Dennis Haugen remembers the spring of 1997. And compared to that, the spring of 2020 doesn't seem so bad.

"Things were a lot worse that spring than they are now," said Haugen, president of the North Dakota Grain Growers Assoiation and a Hannaford, N.D., farmer and agribusinessman.

But Haugen doesn't discount the challenges that area farmers face this spring. Many fields will be planted later than usual, especially after an early April snowstorm hit much of his area in eastern North Dakota. Already, the start of spring wheat planting will be delayed for most producers.

Late-planted crops generally yield less than ones planted in a timely fashion. Late planting typically provides less of the heat that many crops need to develop normally and also exposes them to greater risk of early frost. And spring wheat, normally the first of the region's three major crops (corn and soybeans are the others) to be planted, is a cool-season grass that fares best when it matures and is harvested before late-summer heat.
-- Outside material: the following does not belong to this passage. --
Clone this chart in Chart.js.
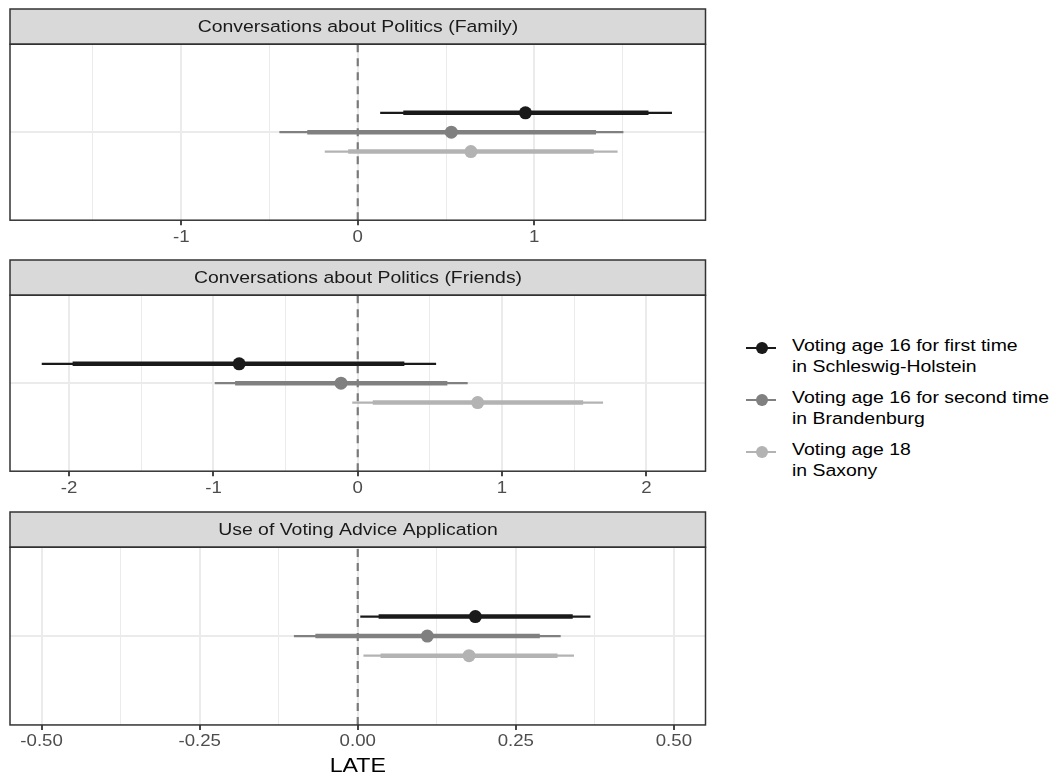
<!DOCTYPE html>
<html><head><meta charset="utf-8">
<script src="https://cdn.jsdelivr.net/npm/chart.js@4.4.1/dist/chart.umd.min.js"></script>
<style>
html,body{margin:0;padding:0;background:#fff;}
body{position:relative;width:1058px;height:778px;overflow:hidden;font-family:"Liberation Sans",Arial,sans-serif;}
canvas{position:absolute;left:0;}
#legend .item{position:absolute;left:746px;width:310px;height:44px;}
#legend .key{position:absolute;left:0;width:30px;height:2.5px;}
#legend .dot{position:absolute;left:9.5px;width:12px;height:12px;border-radius:50%;}
#legend .lab{position:absolute;left:46px;top:0;font-size:17.2px;line-height:21px;color:#000;white-space:nowrap;transform:scaleX(1.13);transform-origin:0 0;}
</style></head>
<body>
<canvas id="panel0" width="712" height="249" style="top:0px"></canvas>
<canvas id="panel1" width="712" height="249" style="top:251px"></canvas>
<canvas id="panel2" width="712" height="275" style="top:503px"></canvas>
<div id="legend"></div>
<script>
// ---------- data ----------
const outcomes = ['Conversations about Politics (Family)', 'Conversations about Politics (Friends)', 'Use of Voting Advice Application'];
const seriesLabels = [
  ['Voting age 16 for first time', 'in Schleswig-Holstein'],
  ['Voting age 16 for second time', 'in Brandenburg'],
  ['Voting age 18', 'in Saxony']
];
const xTitle = 'LATE';

const familyEst  = [0.950, 0.530, 0.641];
const familyLo95 = [0.127, -0.444, -0.187];
const familyHi95 = [1.780, 1.505, 1.472];
const familyLo90 = [0.258, -0.286, -0.054];
const familyHi90 = [1.647, 1.350, 1.337];

const friendsEst  = [-0.822, -0.116, 0.831];
const friendsLo95 = [-2.190, -0.991, -0.038];
const friendsHi95 = [0.543, 0.762, 1.700];
const friendsLo90 = [-1.976, -0.850, 0.104];
const friendsHi90 = [0.323, 0.621, 1.562];

const vaaEst  = [0.186, 0.110, 0.176];
const vaaLo95 = [0.004, -0.101, 0.009];
const vaaHi95 = [0.368, 0.321, 0.342];
const vaaLo90 = [0.033, -0.067, 0.036];
const vaaHi90 = [0.340, 0.288, 0.316];

const familyTicks = [-1, 0, 1];
const familyTickLabels = ['-1', '0', '1'];
const friendsTicks = [-2, -1, 0, 1, 2];
const friendsTickLabels = ['-2', '-1', '0', '1', '2'];
const vaaTicks = [-0.5, -0.25, 0, 0.25, 0.5];
const vaaTickLabels = ['-0.50', '-0.25', '0.00', '0.25', '0.50'];

// ---------- styles / layout ----------
const seriesColors = ['#1a1a1a', '#808080', '#b3b3b3'];
const DODGE = [0.22, 0, -0.22];
const FONT = '"Liberation Sans", Arial, sans-serif';
const STRETCH = 1.13;

const stretchPlugin = {
  id: 'stretchText',
  beforeInit(chart) {
    const ctx = chart.ctx;
    const orig = ctx.fillText.bind(ctx);
    ctx.fillText = function (t, x, y, maxW) {
      ctx.save();
      ctx.translate(x, y);
      ctx.scale(STRETCH, 1);
      if (maxW === undefined || maxW === null) orig(t, 0, 0);
      else orig(t, 0, 0, maxW / STRETCH);
      ctx.restore();
    };
  }
};

const panelPlugin = {
  id: 'panelDeco',
  beforeDraw(chart) {
    const { ctx, chartArea: a } = chart;
    const tb = chart.titleBlock;
    const top = tb ? tb.top : a.top - 35;
    ctx.save();
    ctx.fillStyle = '#d9d9d9';
    ctx.fillRect(a.left, top, a.right - a.left, a.top - top);
    ctx.strokeStyle = '#333333';
    ctx.lineWidth = 1.5;
    ctx.strokeRect(a.left, top, a.right - a.left, a.top - top);
    ctx.restore();
  },
  afterDraw(chart) {
    const { ctx, chartArea: a } = chart;
    ctx.save();
    ctx.strokeStyle = '#333333';
    ctx.lineWidth = 1.5;
    ctx.strokeRect(a.left, a.top, a.right - a.left, a.bottom - a.top);
    ctx.restore();
  }
};

function buildPanel(id, title, est, lo95, hi95, lo90, hi90, ticks, tickLabels, limit, showXTitle) {
  const step = ticks[1] - ticks[0];
  const minor = [];
  for (let k = -1; k < ticks.length; k++) {
    const v = ticks[0] + (k + 0.5) * step;
    if (v > -limit && v < limit) minor.push(v);
  }
  const allTicks = ticks.concat(minor).sort((a, b) => a - b);
  const isMajor = v => ticks.indexOf(v) >= 0;

  const datasets = [{
    data: [{ x: 0, y: -1 }, { x: 0, y: 1 }], showLine: true,
    borderColor: '#7a7a7a', borderWidth: 2.2, borderDash: [8, 6], pointRadius: 0, order: 10
  }];
  est.forEach((e, i) => {
    const y = DODGE[i];
    datasets.push({ data: [{ x: lo95[i], y }, { x: hi95[i], y }], showLine: true,
      borderColor: seriesColors[i], borderWidth: 2.2, pointRadius: 0, order: 5 });
    datasets.push({ data: [{ x: lo90[i], y }, { x: hi90[i], y }], showLine: true,
      borderColor: seriesColors[i], borderWidth: 4.5, pointRadius: 0, order: 4 });
    datasets.push({ data: [{ x: e, y }], pointRadius: 6.5, pointBackgroundColor: seriesColors[i],
      pointBorderWidth: 0, pointBorderColor: seriesColors[i], order: 1 });
  });

  return new Chart(document.getElementById(id), {
    type: 'scatter',
    data: { datasets },
    plugins: [stretchPlugin, panelPlugin],
    options: {
      responsive: false, animation: false, devicePixelRatio: 1, events: [],
      layout: { padding: { left: 10, right: 6, top: 9, bottom: showXTitle ? 1 : 0 } },
      plugins: {
        legend: { display: false }, tooltip: { enabled: false },
        title: { display: true, text: title, color: '#1a1a1a',
          font: { family: FONT, size: 17.2, weight: 'normal', lineHeight: 1.2 },
          padding: { top: 8.2, bottom: 6.4 } }
      },
      scales: {
        x: {
          type: 'linear', min: -limit, max: limit,
          afterBuildTicks(s) { s.ticks = allTicks.map(v => ({ value: v })); },
          ticks: {
            autoSkip: false, maxRotation: 0, minRotation: 0, color: '#4d4d4d',
            font: { family: FONT, size: 16.5 }, padding: 2,
            callback(v) { const k = ticks.indexOf(v); return k >= 0 ? tickLabels[k] : ''; }
          },
          grid: {
            color: '#ebebeb',
            lineWidth: c => (c.tick && isMajor(c.tick.value)) ? 2 : 1,
            drawTicks: true, tickLength: 5, tickWidth: 1.8,
            tickColor: c => (c.tick && isMajor(c.tick.value)) ? '#333333' : 'rgba(0,0,0,0)'
          },
          border: { display: false },
          title: { display: showXTitle, text: xTitle, color: '#000000',
            font: { family: FONT, size: 20.5, lineHeight: 1.0 }, padding: { top: 2.75, bottom: 0 } }
        },
        y: {
          type: 'linear', min: -1, max: 1,
          afterBuildTicks(s) { s.ticks = [{ value: 0 }]; },
          ticks: { display: false },
          grid: { color: '#ebebeb', lineWidth: 2, drawTicks: false },
          border: { display: false }
        }
      }
    }
  });
}

buildPanel('panel0', outcomes[0], familyEst, familyLo95, familyHi95, familyLo90, familyHi90,
  familyTicks, familyTickLabels, 1.97, false);
buildPanel('panel1', outcomes[1], friendsEst, friendsLo95, friendsHi95, friendsLo90, friendsHi90,
  friendsTicks, friendsTickLabels, 2.41, false);
buildPanel('panel2', outcomes[2], vaaEst, vaaLo95, vaaHi95, vaaLo90, vaaHi90,
  vaaTicks, vaaTickLabels, 0.55, true);

// ---------- legend ----------
const legend = document.getElementById('legend');
seriesLabels.forEach((lines, i) => {
  const item = document.createElement('div');
  item.className = 'item';
  item.style.top = (335 + 52 * i) + 'px';
  const key = document.createElement('div');
  key.className = 'key'; key.style.top = '11.75px'; key.style.background = seriesColors[i];
  const dot = document.createElement('div');
  dot.className = 'dot'; dot.style.top = '7px'; dot.style.background = seriesColors[i];
  const lab = document.createElement('div');
  lab.className = 'lab';
  lines.forEach((t, j) => {
    if (j) lab.appendChild(document.createElement('br'));
    lab.appendChild(document.createTextNode(t));
  });
  item.appendChild(key); item.appendChild(dot); item.appendChild(lab);
  legend.appendChild(item);
});
</script>
</body></html>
Though no two planting seasons are ever the same, the National Agricultural Statistics Service, an arm of the U.S. Department of Agriculture, provides these "usual" planting dates for spring wheat:

Minnesota: Start, April 14; most active, April 23-May 23; finish, June 1.

Montana: Start, April 6; most active, April 14-May 12; finish, May 18.

North Dakota: Start, April 16; most active, April 24-May 25; finish, June 3.

South Dakota: Start, March 31; most active, April 7-May 12; finish, May 21.

For now, at least, it appears likely that spring wheat planting won't get underway in earnest until the latter end of the most active range.

Soil temperatures in many fields remain too low to plant wheat. And early April snowstorms and rains, which dumped more moisture on many fields already soggy from excess moisture in the fall of 2019 and the winter of 2019-2020, further delays the start of planting in some areas, Haugen said.

Adding to planting delays is the large number of corn acres that couldn't be harvested last fall and thus are being combined this spring. But some of the unharvested cornfields are so wet that it may be many weeks until they can be combined, he said.

"The harvest of 2019 might not be over until July (of this year)," leading to some farmers collecting prevented planting payments on fields that can't be planted, he said

With so much uncertainty, area farmers will be unusually flexible in the crops they plant this spring, Haugen said.

"They'll be looking to plant crops that give them the least chance of losing money," he said.

Even so, area farmers generally realize weather conditions could be worse, as they were in the spring of 1997, he said.

The winter of 1996-1997 brought record-setting snowfall and eight blizzards, the last of which came in April 1997. That led to massive flooding, widespread livestock deaths and a late start to planting.

"So we've had it worse," Haugen said.

Though attention is focused primarily on spring wheat and other small grains for now, there's also concern about likely delays in planting corn and soybeans. Here are USDA's "usual" planting dates for corn and beans:

Corn

Iowa: Start, April 19; most active, April 25-May 18; finish, May 26.

Minnesota: Start, April 22; most active, April 26-May 19; finish, May 29.

Montana: Start, April 26; most active, May 4-May 28; finish, June 4.

North Dakota: Start, April 26; most active, May 2-May 28; finish, June 4.

South Dakota: Start, April 26; most active, May 2-May 27; finish, June 10.

Soybeans

Iowa: Start, May 2; most active, May 8-June 2; finish, June 16.

Minnesota: Start, May 2; most active, May 8-June 2; finish, June 16.

North Dakota: Start, May 7; most active, May 14-June 3; finish, June 11.

South Dakota: Start, May 8; most active, May 15-June 11; finish, June 21.